If you are struggling with depression, don’t lose hope. There is always hope for a better day tomorrow. Don’t give up. Your battle doesn’t make you weak, it makes you stronger. Keep going and always remember to fight back against those thoughts of hopelessness. In the words of one of my favorite songs, “Fight on, fighter.”
My depression is so much better than it used to be, but it’s not gone. It’s a challenge that I might have to face for the rest of my life. Its triggers are not something I can avoid as a Duchenne parent. Worry, anxiety, and fear still show up often, but they don’t stay, and that’s what I try to focus on. If today is difficult, tomorrow is another day to try again. Feelings are not facts, and as C.S Lewis said, “Faith is the art of holding onto things in spite of your changing moods and circumstances.”
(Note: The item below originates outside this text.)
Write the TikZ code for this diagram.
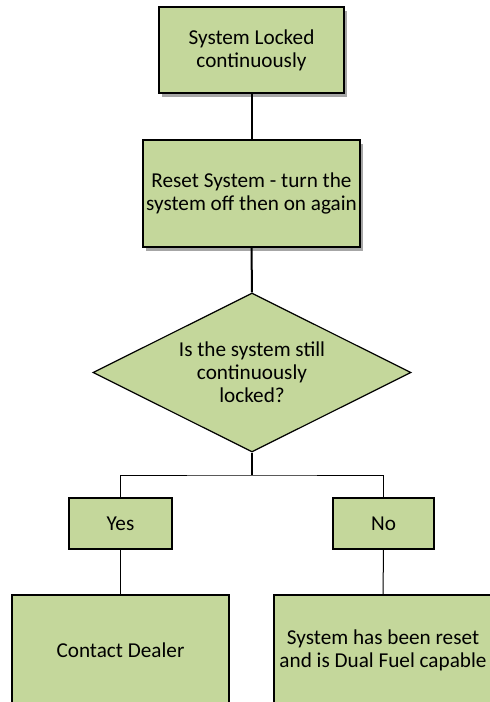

I see your struggles, because I have them too. I see you fall down sometimes, I do too, but I also see you get back up and keep fighting. I see you hold onto hope for a better tomorrow. I see you so clearly, because I am you, but I no longer try to hide my struggle from the world.
Now I don’t just see pain, I see beautiful moments of joy every day. Even on the hard days when depression takes over, I see a faith that keeps me going. God is with me just as much in the storms as he is in the sunshine. I see a strength that will not be depleted by depression and a hope that will not be stolen by my struggles. The brokenness that I feel will not take away from the beauty that surrounds me.
I may feel defeated sometimes, but that is a feeling, not a fact. The fact is that I’m not broken because I have depression, I’m brave, and so are you.